◆ Exercise instructions
Only the lines holding the string "this" are needed. Copy each one.

====== Task input

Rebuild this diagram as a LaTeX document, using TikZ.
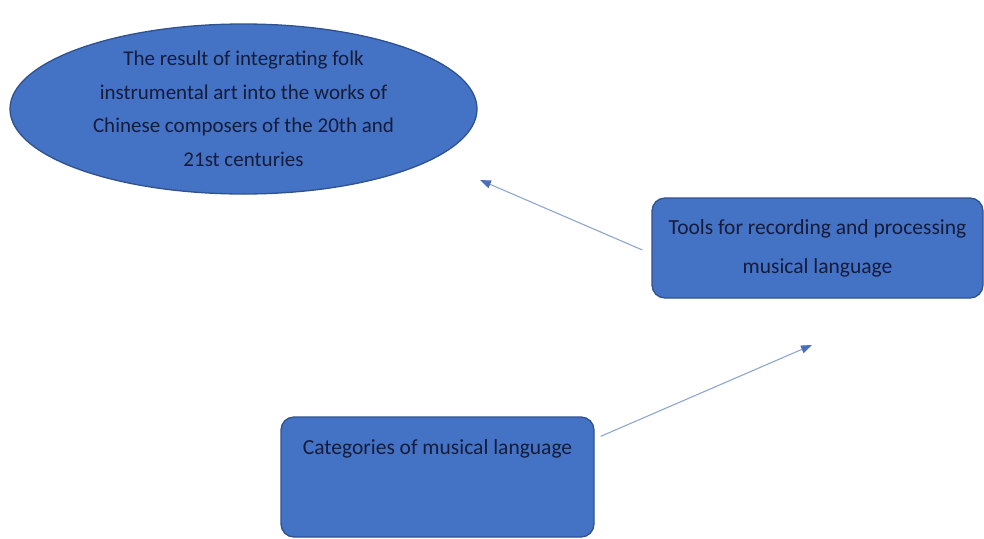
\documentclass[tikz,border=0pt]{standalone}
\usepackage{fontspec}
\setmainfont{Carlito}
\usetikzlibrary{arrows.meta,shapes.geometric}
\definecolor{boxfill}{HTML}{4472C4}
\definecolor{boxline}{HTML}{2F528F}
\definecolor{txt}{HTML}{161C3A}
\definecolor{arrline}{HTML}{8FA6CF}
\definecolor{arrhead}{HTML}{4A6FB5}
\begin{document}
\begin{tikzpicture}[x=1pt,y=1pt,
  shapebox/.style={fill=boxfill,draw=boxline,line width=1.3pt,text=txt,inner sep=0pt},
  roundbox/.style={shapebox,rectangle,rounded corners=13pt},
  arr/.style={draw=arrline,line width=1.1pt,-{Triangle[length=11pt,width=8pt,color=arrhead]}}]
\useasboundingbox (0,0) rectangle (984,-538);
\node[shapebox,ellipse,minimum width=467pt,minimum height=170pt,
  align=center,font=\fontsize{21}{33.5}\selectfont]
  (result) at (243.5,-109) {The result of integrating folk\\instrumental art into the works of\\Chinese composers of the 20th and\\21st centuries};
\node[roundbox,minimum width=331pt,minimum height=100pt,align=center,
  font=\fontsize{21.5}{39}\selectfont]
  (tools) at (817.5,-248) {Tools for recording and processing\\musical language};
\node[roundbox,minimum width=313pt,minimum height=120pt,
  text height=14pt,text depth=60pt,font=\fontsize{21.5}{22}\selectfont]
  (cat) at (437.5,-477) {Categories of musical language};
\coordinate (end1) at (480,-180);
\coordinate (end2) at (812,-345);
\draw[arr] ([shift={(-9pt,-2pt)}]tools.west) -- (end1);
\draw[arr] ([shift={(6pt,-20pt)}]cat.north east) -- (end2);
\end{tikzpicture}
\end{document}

============
====== Task input

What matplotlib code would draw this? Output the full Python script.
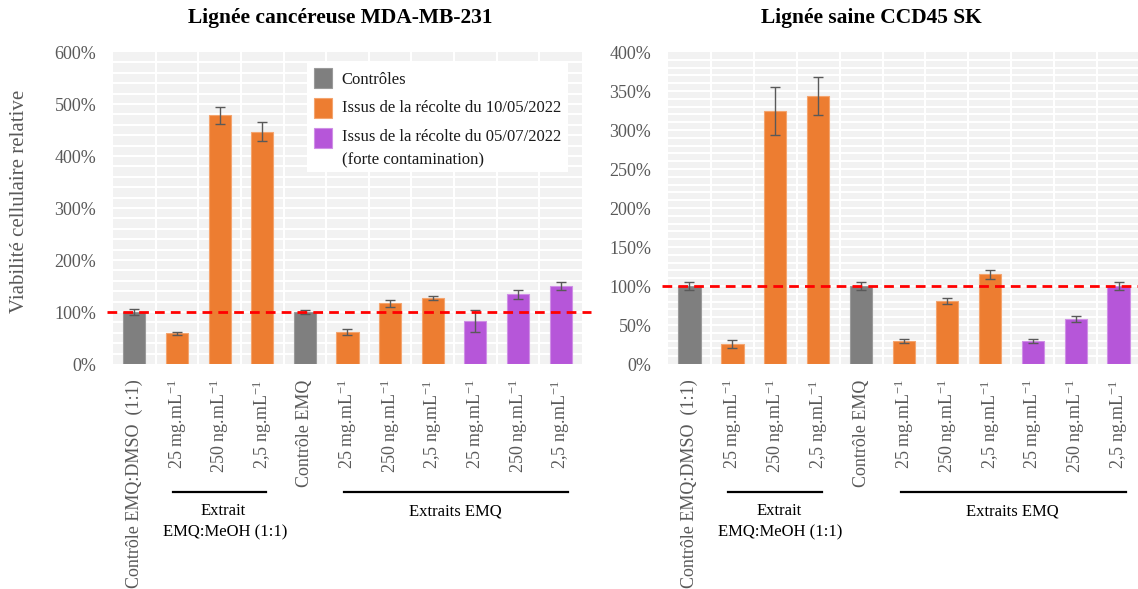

============

◆ Exercise response
Rebuild this diagram as a LaTeX document, using TikZ.
What matplotlib code would draw this? Output the full Python script.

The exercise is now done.